Chapter Five - Cultural Memory: Agnès as Celebrity
Published online by Cambridge University Press: 24 November 2022
Summary
AT SOME POINT in the early decades of the sixteenth century, Agnès, formerly a woman whom living people had known personally or known about through others who had known her, becomes a cultural memory, a figure of “objectivized culture,” that is, a figure known only through texts, images, or monuments. Agnès's image, in the forms that I have just discussed, was transmitted to the court of François I where courtiers accustomed to crossing paths with a highly visible royal mistress appreciated and adapted it, setting the “objectivized meaning into [their] own perspective, giving it [their] own relevance.” The visual images, coupled with the narrative of Agnès as saviour of the realm, gave the long-dead royal favourite a renewed presence among a relatively large audience.

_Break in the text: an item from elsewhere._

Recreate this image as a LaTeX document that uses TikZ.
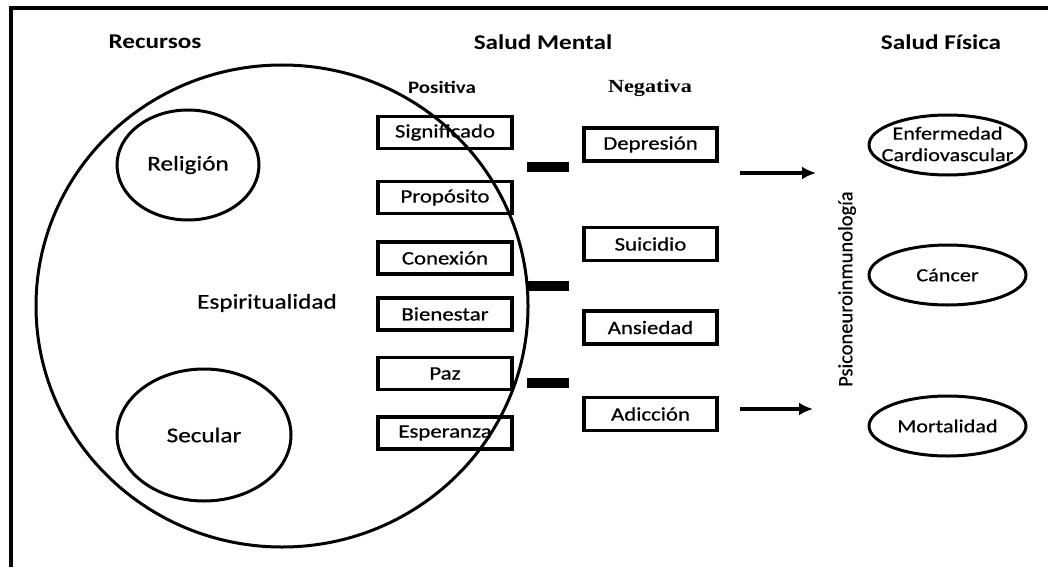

With her transition to cultural memory, Agnès also attains what I suggest we can most usefully understand as posthumous celebrity, as a figure who fascinated and continues to fascinate primarily for her beauty and fashion. As helpful as the concept of cultural memory is for recognizing the values that Agnès came to symbolize long after her death, the notion of posthumous celebrity allows us to make still better sense of her afterlife's trajectory and the status that she still retains today as a popular figure in historical romance, documentary, and on numerous social media platforms. It is true that Agnès's celebrity is a strange case even among posthumous celebrities, whose rise normally begins while they are still alive. And yet, the concept provides precisely the right framework for exploring how a young woman whose most obvious attributes, according to contemporary chronicle accounts, were loveliness and charm became an internationally recognized icon long after her death. The nature of her fame is easily distinguishable from that of someone like Cleopatra or Elizabeth I, who were powerful queens. The concept also helps clarify her status within the genealogy of the French royal mistress, where she can be contrasted with members who never became celebrities, or, conversely, later royal mistresses like Diane de Poitiers or the Marquise of Pompadour, who were celebrities in the sense that they were observed as glamourous court figures while also being recognized as political actors.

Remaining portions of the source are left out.